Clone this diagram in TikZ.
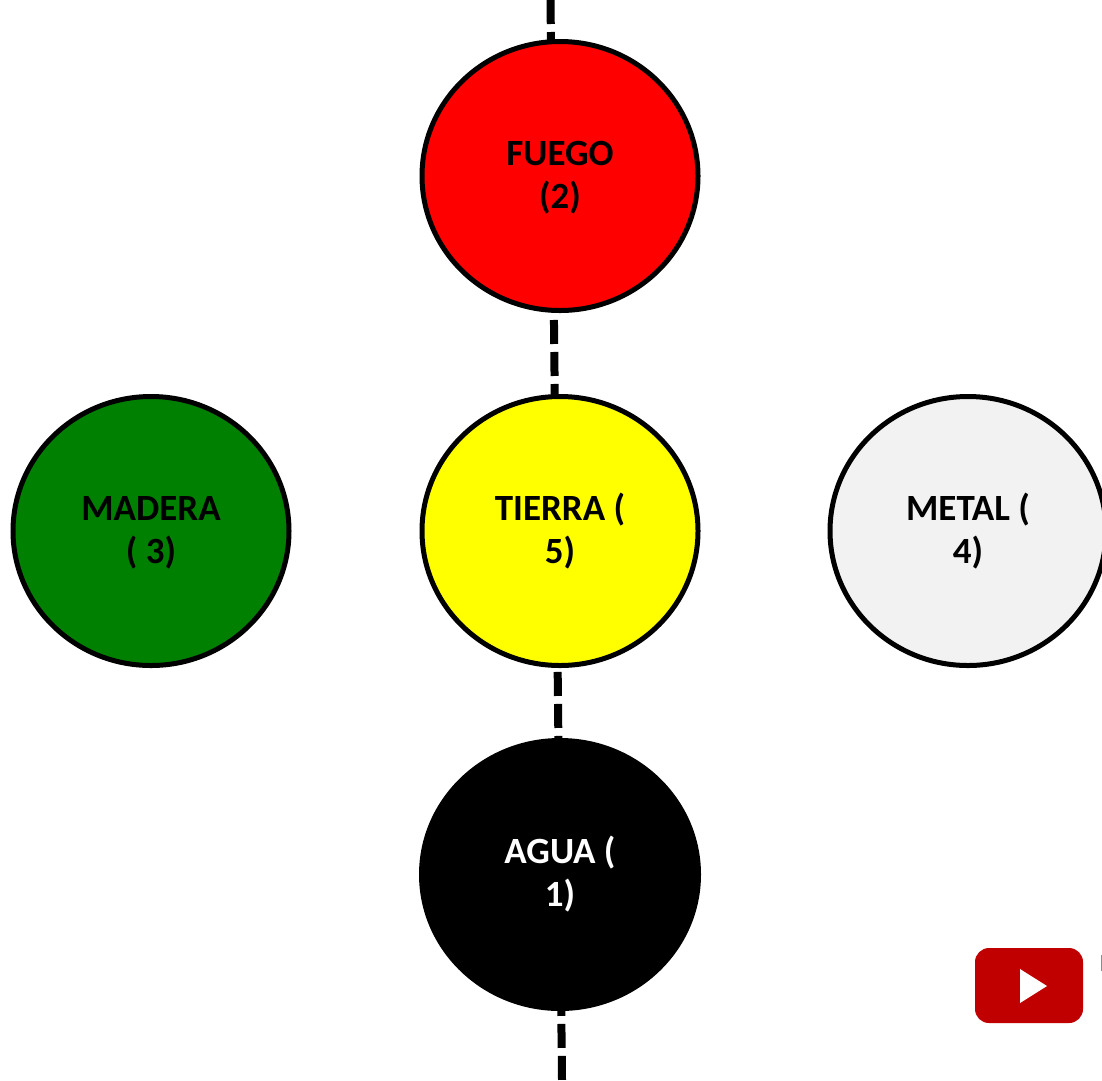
\documentclass[tikz,border=0pt]{standalone}
\usepackage{fontspec}
\setmainfont{Carlito}
\usetikzlibrary{shapes.geometric,backgrounds}
\definecolor{elemyellow}{RGB}{255,255,0}
\definecolor{elemred}{RGB}{255,0,0}
\definecolor{elemgreen}{RGB}{0,128,0}
\definecolor{elemgray}{RGB}{242,242,242}
\definecolor{ytred}{RGB}{192,0,0}
\tikzset{
  elem/.style={ellipse,draw=black,line width=5pt,inner sep=0pt,minimum width=276pt,minimum height=269pt,align=center,font=\fontsize{37}{43}\selectfont\bfseries,text=black},
  axisline/.style={draw=black,line width=8pt,dash pattern=on 24pt off 8pt},
}
\begin{document}
\begin{tikzpicture}[x=1pt,y=-1pt]
\useasboundingbox (0,0) rectangle (1102,1080);
\clip (0,0) rectangle (1102,1080);
\coordinate (top) at (550.5,0);
\coordinate (bot) at (562,1080);
\node[elem,fill=elemred] (fuego) at (560,176) {\vphantom{(}FUEGO\\(2)};
\node[elem,fill=elemyellow] (tierra) at (560,531) {TIERRA (\\5)};
\node[elem,fill=elemgreen] (madera) at (151,531) {\vphantom{(}MADERA\\( 3)};
\node[elem,fill=elemgray] (metal) at (968,531) {METAL (\\4)};
\node[elem,fill=black,text=white,minimum width=277pt,minimum height=268pt] (agua) at (560,874.5) {AGUA (\\1)};
\begin{scope}[on background layer]
\draw[axisline] (top) -- ([xshift=-7.6pt]fuego.center) -- ([xshift=-3.8pt]tierra.center) -- ([xshift=-0.2pt]agua.center) -- (bot);
\end{scope}
\fill[ytred,rounded corners=14pt] (975,948) rectangle (1083,1023);
\fill[white] (1020,969) -- (1047,986) -- (1020,1003) -- cycle;
\fill[black!45] (1100.5,955) rectangle (1102,971);
\end{tikzpicture}
\end{document}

· · · · · · ·

*What you should do*. Quote the preceding listing precisely and completely, omitting its images.

*Answer to this exercise*.
Clone this diagram in TikZ.
\documentclass[tikz,border=0pt]{standalone}
\usepackage{fontspec}
\setmainfont{Carlito}
\usetikzlibrary{shapes.geometric,backgrounds}
\definecolor{elemyellow}{RGB}{255,255,0}
\definecolor{elemred}{RGB}{255,0,0}
\definecolor{elemgreen}{RGB}{0,128,0}
\definecolor{elemgray}{RGB}{242,242,242}
\definecolor{ytred}{RGB}{192,0,0}
\tikzset{
  elem/.style={ellipse,draw=black,line width=5pt,inner sep=0pt,minimum width=276pt,minimum height=269pt,align=center,font=\fontsize{37}{43}\selectfont\bfseries,text=black},
  axisline/.style={draw=black,line width=8pt,dash pattern=on 24pt off 8pt},
}
\begin{document}
\begin{tikzpicture}[x=1pt,y=-1pt]
\useasboundingbox (0,0) rectangle (1102,1080);
\clip (0,0) rectangle (1102,1080);
\coordinate (top) at (550.5,0);
\coordinate (bot) at (562,1080);
\node[elem,fill=elemred] (fuego) at (560,176) {\vphantom{(}FUEGO\\(2)};
\node[elem,fill=elemyellow] (tierra) at (560,531) {TIERRA (\\5)};
\node[elem,fill=elemgreen] (madera) at (151,531) {\vphantom{(}MADERA\\( 3)};
\node[elem,fill=elemgray] (metal) at (968,531) {METAL (\\4)};
\node[elem,fill=black,text=white,minimum width=277pt,minimum height=268pt] (agua) at (560,874.5) {AGUA (\\1)};
\begin{scope}[on background layer]
\draw[axisline] (top) -- ([xshift=-7.6pt]fuego.center) -- ([xshift=-3.8pt]tierra.center) -- ([xshift=-0.2pt]agua.center) -- (bot);
\end{scope}
\fill[ytred,rounded corners=14pt] (975,948) rectangle (1083,1023);
\fill[white] (1020,969) -- (1047,986) -- (1020,1003) -- cycle;
\fill[black!45] (1100.5,955) rectangle (1102,971);
\end{tikzpicture}
\end{document}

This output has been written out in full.